◆ THE PROBLEM
Write the lines out again, from the top of the material to the line containing "germination = [97.5, 97.5, 97.5, 95, 95, 90, 87.5]", pictures excluded.

━━━ MATERIAL

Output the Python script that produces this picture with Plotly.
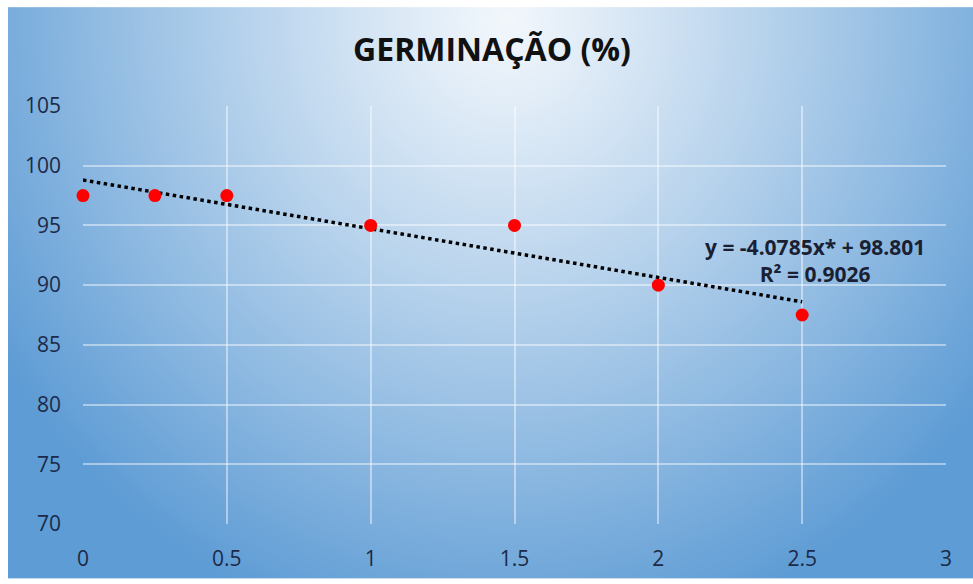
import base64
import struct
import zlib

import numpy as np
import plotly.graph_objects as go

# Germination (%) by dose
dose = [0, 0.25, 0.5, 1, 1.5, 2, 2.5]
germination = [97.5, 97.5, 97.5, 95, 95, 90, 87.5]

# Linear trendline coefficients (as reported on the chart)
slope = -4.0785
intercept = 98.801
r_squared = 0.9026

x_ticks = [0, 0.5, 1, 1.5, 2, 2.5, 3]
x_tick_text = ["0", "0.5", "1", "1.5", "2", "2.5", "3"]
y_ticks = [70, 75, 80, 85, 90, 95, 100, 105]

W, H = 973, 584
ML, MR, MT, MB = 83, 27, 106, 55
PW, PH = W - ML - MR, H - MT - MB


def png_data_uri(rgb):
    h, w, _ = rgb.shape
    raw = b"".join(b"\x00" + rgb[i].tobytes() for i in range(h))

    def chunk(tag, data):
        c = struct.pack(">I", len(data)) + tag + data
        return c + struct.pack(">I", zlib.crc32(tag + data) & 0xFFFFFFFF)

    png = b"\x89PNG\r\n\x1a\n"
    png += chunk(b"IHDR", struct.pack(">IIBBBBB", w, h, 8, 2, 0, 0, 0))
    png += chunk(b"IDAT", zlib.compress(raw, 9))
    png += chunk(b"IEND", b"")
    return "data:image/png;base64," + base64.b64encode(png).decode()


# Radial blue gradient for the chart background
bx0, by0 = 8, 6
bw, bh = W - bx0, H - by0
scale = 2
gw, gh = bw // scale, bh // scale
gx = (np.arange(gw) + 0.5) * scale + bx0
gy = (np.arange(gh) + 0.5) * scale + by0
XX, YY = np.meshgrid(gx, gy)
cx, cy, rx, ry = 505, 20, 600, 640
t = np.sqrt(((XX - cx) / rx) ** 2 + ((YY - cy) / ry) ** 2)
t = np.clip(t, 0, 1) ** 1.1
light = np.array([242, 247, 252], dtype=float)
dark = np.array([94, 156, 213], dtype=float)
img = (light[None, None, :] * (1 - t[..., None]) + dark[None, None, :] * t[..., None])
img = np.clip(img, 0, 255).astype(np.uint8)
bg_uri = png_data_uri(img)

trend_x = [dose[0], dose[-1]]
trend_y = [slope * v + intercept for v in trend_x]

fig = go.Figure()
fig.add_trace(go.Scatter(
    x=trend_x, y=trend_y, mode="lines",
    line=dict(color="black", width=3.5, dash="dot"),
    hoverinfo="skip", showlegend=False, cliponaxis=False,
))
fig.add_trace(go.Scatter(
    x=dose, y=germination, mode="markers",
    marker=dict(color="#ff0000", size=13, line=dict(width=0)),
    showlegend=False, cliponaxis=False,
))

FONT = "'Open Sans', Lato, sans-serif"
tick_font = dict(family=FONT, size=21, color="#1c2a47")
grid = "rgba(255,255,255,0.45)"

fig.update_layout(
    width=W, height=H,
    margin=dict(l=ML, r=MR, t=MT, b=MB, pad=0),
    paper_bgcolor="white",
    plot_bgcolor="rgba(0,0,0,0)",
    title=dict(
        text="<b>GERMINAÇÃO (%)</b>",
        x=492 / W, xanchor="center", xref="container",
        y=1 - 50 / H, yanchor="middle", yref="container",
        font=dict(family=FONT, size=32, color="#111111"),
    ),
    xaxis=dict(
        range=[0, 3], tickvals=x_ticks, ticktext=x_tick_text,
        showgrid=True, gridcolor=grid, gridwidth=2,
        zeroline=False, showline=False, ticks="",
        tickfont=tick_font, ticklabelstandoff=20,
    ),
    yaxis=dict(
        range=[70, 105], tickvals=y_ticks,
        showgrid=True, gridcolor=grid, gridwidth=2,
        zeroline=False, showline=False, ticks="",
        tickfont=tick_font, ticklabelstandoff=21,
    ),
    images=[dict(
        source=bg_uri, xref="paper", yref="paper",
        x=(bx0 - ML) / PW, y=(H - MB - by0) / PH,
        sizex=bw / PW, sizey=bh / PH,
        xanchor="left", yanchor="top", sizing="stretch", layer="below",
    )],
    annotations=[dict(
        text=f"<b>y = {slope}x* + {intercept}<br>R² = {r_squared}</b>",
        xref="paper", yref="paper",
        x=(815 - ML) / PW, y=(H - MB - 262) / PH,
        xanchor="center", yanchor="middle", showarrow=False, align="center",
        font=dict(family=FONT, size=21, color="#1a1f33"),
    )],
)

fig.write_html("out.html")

━━━━━━

◆ RESPONSE TO THE EXERCISE
Output the Python script that produces this picture with Plotly.
import base64
import struct
import zlib

import numpy as np
import plotly.graph_objects as go

# Germination (%) by dose
dose = [0, 0.25, 0.5, 1, 1.5, 2, 2.5]
germination = [97.5, 97.5, 97.5, 95, 95, 90, 87.5]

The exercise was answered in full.